Written problem:
Lines that hold the word "React" should be located and copied.
======
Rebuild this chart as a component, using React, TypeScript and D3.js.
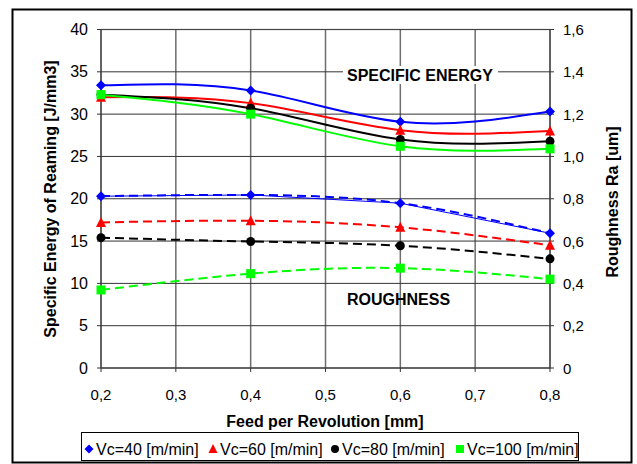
import React from 'react';
import * as d3 from 'd3';

const feeds = [0.2, 0.4, 0.6, 0.8];
const xTicks = [0.2, 0.3, 0.4, 0.5, 0.6, 0.7, 0.8];
const energyTicks = [0, 5, 10, 15, 20, 25, 30, 35, 40];
const roughTicks = [0, 0.2, 0.4, 0.6, 0.8, 1.0, 1.2, 1.4, 1.6];

const seriesNames = ['Vc=40 [m/min]', 'Vc=60 [m/min]', 'Vc=80 [m/min]', 'Vc=100 [m/min]'];
const seriesColors = ['#0000ff', '#ff0000', '#000000', '#00ff00'];
const seriesMarkers = ['diamond', 'triangle', 'circle', 'square'];

// specific energy [J/mm3], left axis
const energyVc40 = [33.4, 32.8, 29.1, 30.3];
const energyVc60 = [32.0, 31.3, 28.1, 28.0];
const energyVc80 = [32.3, 30.7, 27.0, 26.8];
const energyVc100 = [32.3, 30.0, 26.2, 25.9];

// roughness Ra [um], right axis
const roughVc40 = [0.812, 0.818, 0.779, 0.637];
const roughVc60 = [0.688, 0.696, 0.665, 0.58];
const roughVc80 = [0.616, 0.598, 0.578, 0.516];
const roughVc100 = [0.369, 0.446, 0.472, 0.42];

const energy = [energyVc40, energyVc60, energyVc80, energyVc100];
const rough = [roughVc40, roughVc60, roughVc80, roughVc100];

const W = 637;
const H = 464;
const plot = { left: 101, right: 550, top: 29.5, bottom: 368 };
const font = '"Liberation Sans", Arial, sans-serif';

const x = d3.scaleLinear().domain([0.2, 0.8]).range([plot.left, plot.right]);
const yL = d3.scaleLinear().domain([0, 40]).range([plot.bottom, plot.top]);
const yR = d3.scaleLinear().domain([0, 1.6]).range([plot.bottom, plot.top]);

const comma = (v: number, digits: number) => v.toFixed(digits).replace('.', ',');

function Marker({ kind, cx, cy, color, s = 5 }: any) {
  if (kind === 'diamond')
    return <path d={`M${cx},${cy - s}L${cx + s},${cy}L${cx},${cy + s}L${cx - s},${cy}Z`} fill={color} />;
  if (kind === 'triangle')
    return <path d={`M${cx},${cy - s - 0.5}L${cx + s},${cy + s - 0.5}L${cx - s},${cy + s - 0.5}Z`} fill={color} />;
  if (kind === 'circle') return <circle cx={cx} cy={cy} r={s - 0.5} fill={color} />;
  return <rect x={cx - s + 0.5} y={cy - s + 0.5} width={2 * s - 1} height={2 * s - 1} fill={color} />;
}

export default function App() {
  const smooth = d3.curveNatural;
  const lineL = d3.line<number>().x((_, i) => x(feeds[i])).y(d => yL(d)).curve(smooth);
  const lineR = d3.line<number>().x((_, i) => x(feeds[i])).y(d => yR(d)).curve(smooth);
  const straightR = d3.line<number>().x((_, i) => x(feeds[i])).y(d => yR(d));

  const legendX = [89, 213, 335, 460];

  return (
    <svg width={W} height={H} style={{ position: 'absolute', left: 0, top: 0, fontFamily: font }}>
      <rect x={0} y={0} width={W} height={H} fill="#fff" />
      <rect x={12.5} y={9.5} width={619} height={453} fill="none" stroke="#000" strokeWidth={2} />

      {/* grid */}
      {xTicks.map(t => (
        <line key={'vx' + t} x1={x(t)} x2={x(t)} y1={plot.top} y2={plot.bottom} stroke="#6e6e6e" strokeWidth={1.5} />
      ))}
      {energyTicks.map(t => (
        <line key={'hy' + t} x1={plot.left} x2={plot.right} y1={yL(t)} y2={yL(t)} stroke="#333" strokeWidth={1} />
      ))}
      <rect x={plot.left} y={plot.top} width={plot.right - plot.left} height={plot.bottom - plot.top}
        fill="none" stroke="#444" strokeWidth={1.2} />

      {/* ticks */}
      {energyTicks.map(t => (
        <g key={'lt' + t}>
          <line x1={plot.left - 4} x2={plot.left} y1={yL(t)} y2={yL(t)} stroke="#333" />
          <text x={88} y={yL(t) + 5.5} textAnchor="end" fontSize={16}>{t}</text>
        </g>
      ))}
      {roughTicks.map(t => (
        <g key={'rt' + t}>
          <line x1={plot.right} x2={plot.right + 4} y1={yR(t)} y2={yR(t)} stroke="#333" />
          <text x={563} y={yR(t) + 5.5} fontSize={15}>{t === 0 ? '0' : comma(t, 1)}</text>
        </g>
      ))}
      {xTicks.map(t => (
        <g key={'xt' + t}>
          <line x1={x(t)} x2={x(t)} y1={plot.bottom} y2={plot.bottom + 4} stroke="#333" />
          <text x={x(t)} y={400} textAnchor="middle" fontSize={15}>{comma(t, 1)}</text>
        </g>
      ))}

      {/* axis titles */}
      <text x={325} y={427} textAnchor="middle" fontSize={16} fontWeight="bold">Feed per Revolution [mm]</text>
      <text transform="translate(56,199) rotate(-90)" textAnchor="middle" fontSize={16} fontWeight="bold">
        Specific Energy of Reaming [J/mm3]
      </text>
      <text transform="translate(618,202) rotate(-90)" textAnchor="middle" fontSize={16} fontWeight="bold">
        Roughness Ra [um]
      </text>

      {/* annotations */}
      <rect x={343} y={66} width={155} height={18} fill="#fff" />
      <text x={347} y={81} fontSize={16} fontWeight="bold">SPECIFIC ENERGY</text>
      <text x={347} y={305} fontSize={16} fontWeight="bold">ROUGHNESS</text>

      {/* roughness (dashed) */}
      <path d={straightR(roughVc40) || ''} fill="none" stroke={seriesColors[0]} strokeWidth={1} />
      {rough.map((vals, si) => (
        <path key={'rl' + si} d={lineR(vals) || ''} fill="none" stroke={seriesColors[si]} strokeWidth={2}
          strokeDasharray="9,5" />
      ))}
      {rough.map((vals, si) =>
        vals.map((v, i) => (
          <Marker key={'rm' + si + i} kind={seriesMarkers[si]} cx={x(feeds[i])} cy={yR(v)} color={seriesColors[si]} />
        ))
      )}

      {/* specific energy (solid) */}
      {energy.map((vals, si) => (
        <path key={'el' + si} d={lineL(vals) || ''} fill="none" stroke={seriesColors[si]} strokeWidth={2} />
      ))}
      {energy.map((vals, si) =>
        vals.map((v, i) => (
          <Marker key={'em' + si + i} kind={seriesMarkers[si]} cx={x(feeds[i])} cy={yL(v)} color={seriesColors[si]} />
        ))
      )}

      {/* legend */}
      <rect x={81.5} y={432.5} width={497} height={28} fill="#fff" stroke="#000" strokeWidth={1} />
      {seriesNames.map((name, i) => (
        <g key={'lg' + i}>
          <Marker kind={seriesMarkers[i]} cx={legendX[i]} cy={449} color={seriesColors[i]} s={4.5} />
          <text x={legendX[i] + 7} y={455} fontSize={16}>{name}</text>
        </g>
      ))}
    </svg>
  );
}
======
Written solution:
Rebuild this chart as a component, using React, TypeScript and D3.js.
import React from 'react';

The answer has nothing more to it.